Available data:

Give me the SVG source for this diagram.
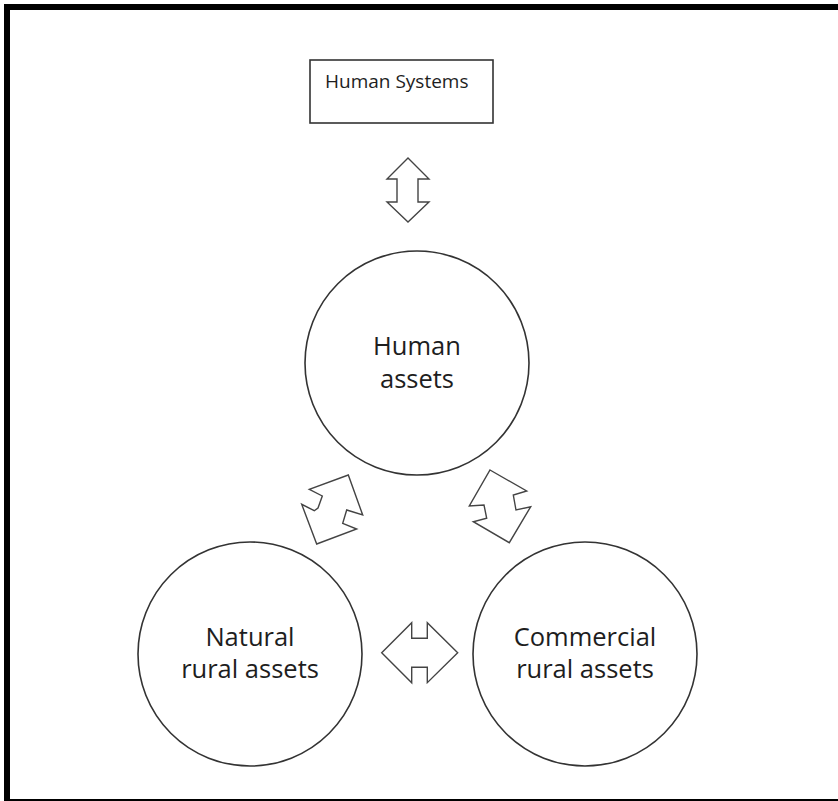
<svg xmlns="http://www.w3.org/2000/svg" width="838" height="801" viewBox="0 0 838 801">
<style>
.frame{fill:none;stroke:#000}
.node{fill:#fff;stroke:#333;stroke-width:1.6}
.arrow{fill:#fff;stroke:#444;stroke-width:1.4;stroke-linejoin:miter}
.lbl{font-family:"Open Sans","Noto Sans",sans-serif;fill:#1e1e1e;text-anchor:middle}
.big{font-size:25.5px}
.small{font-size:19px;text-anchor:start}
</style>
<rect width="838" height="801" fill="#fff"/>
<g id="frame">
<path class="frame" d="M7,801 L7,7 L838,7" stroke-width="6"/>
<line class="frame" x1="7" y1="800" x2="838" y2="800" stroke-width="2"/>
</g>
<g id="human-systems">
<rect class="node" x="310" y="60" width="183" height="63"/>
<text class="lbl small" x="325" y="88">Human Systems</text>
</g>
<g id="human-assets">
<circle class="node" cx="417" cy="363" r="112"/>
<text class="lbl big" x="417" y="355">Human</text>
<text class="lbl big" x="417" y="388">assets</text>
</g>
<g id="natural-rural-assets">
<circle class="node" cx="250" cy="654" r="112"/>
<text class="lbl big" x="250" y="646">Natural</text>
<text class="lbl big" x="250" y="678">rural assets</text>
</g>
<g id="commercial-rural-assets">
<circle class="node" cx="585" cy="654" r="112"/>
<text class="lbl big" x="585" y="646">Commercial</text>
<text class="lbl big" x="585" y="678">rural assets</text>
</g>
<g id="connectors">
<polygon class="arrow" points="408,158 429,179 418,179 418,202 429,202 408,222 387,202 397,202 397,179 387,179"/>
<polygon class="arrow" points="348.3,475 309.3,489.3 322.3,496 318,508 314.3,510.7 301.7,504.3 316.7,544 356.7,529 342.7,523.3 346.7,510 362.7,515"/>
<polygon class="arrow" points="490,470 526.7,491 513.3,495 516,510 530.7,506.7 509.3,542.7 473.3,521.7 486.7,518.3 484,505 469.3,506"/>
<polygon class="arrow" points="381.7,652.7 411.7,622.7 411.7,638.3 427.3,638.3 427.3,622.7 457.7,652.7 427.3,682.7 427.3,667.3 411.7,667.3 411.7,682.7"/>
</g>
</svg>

Problem to solve:
Copy the material above in full and exactly, skipping pictures.

Exercise result:
Give me the SVG source for this diagram.
<svg xmlns="http://www.w3.org/2000/svg" width="838" height="801" viewBox="0 0 838 801">
<style>
.frame{fill:none;stroke:#000}
.node{fill:#fff;stroke:#333;stroke-width:1.6}
.arrow{fill:#fff;stroke:#444;stroke-width:1.4;stroke-linejoin:miter}
.lbl{font-family:"Open Sans","Noto Sans",sans-serif;fill:#1e1e1e;text-anchor:middle}
.big{font-size:25.5px}
.small{font-size:19px;text-anchor:start}
</style>
<rect width="838" height="801" fill="#fff"/>
<g id="frame">
<path class="frame" d="M7,801 L7,7 L838,7" stroke-width="6"/>
<line class="frame" x1="7" y1="800" x2="838" y2="800" stroke-width="2"/>
</g>
<g id="human-systems">
<rect class="node" x="310" y="60" width="183" height="63"/>
<text class="lbl small" x="325" y="88">Human Systems</text>
</g>
<g id="human-assets">
<circle class="node" cx="417" cy="363" r="112"/>
<text class="lbl big" x="417" y="355">Human</text>
<text class="lbl big" x="417" y="388">assets</text>
</g>
<g id="natural-rural-assets">
<circle class="node" cx="250" cy="654" r="112"/>
<text class="lbl big" x="250" y="646">Natural</text>
<text class="lbl big" x="250" y="678">rural assets</text>
</g>
<g id="commercial-rural-assets">
<circle class="node" cx="585" cy="654" r="112"/>
<text class="lbl big" x="585" y="646">Commercial</text>
<text class="lbl big" x="585" y="678">rural assets</text>
</g>
<g id="connectors">
<polygon class="arrow" points="408,158 429,179 418,179 418,202 429,202 408,222 387,202 397,202 397,179 387,179"/>
<polygon class="arrow" points="348.3,475 309.3,489.3 322.3,496 318,508 314.3,510.7 301.7,504.3 316.7,544 356.7,529 342.7,523.3 346.7,510 362.7,515"/>
<polygon class="arrow" points="490,470 526.7,491 513.3,495 516,510 530.7,506.7 509.3,542.7 473.3,521.7 486.7,518.3 484,505 469.3,506"/>
<polygon class="arrow" points="381.7,652.7 411.7,622.7 411.7,638.3 427.3,638.3 427.3,622.7 457.7,652.7 427.3,682.7 427.3,667.3 411.7,667.3 411.7,682.7"/>
</g>
</svg>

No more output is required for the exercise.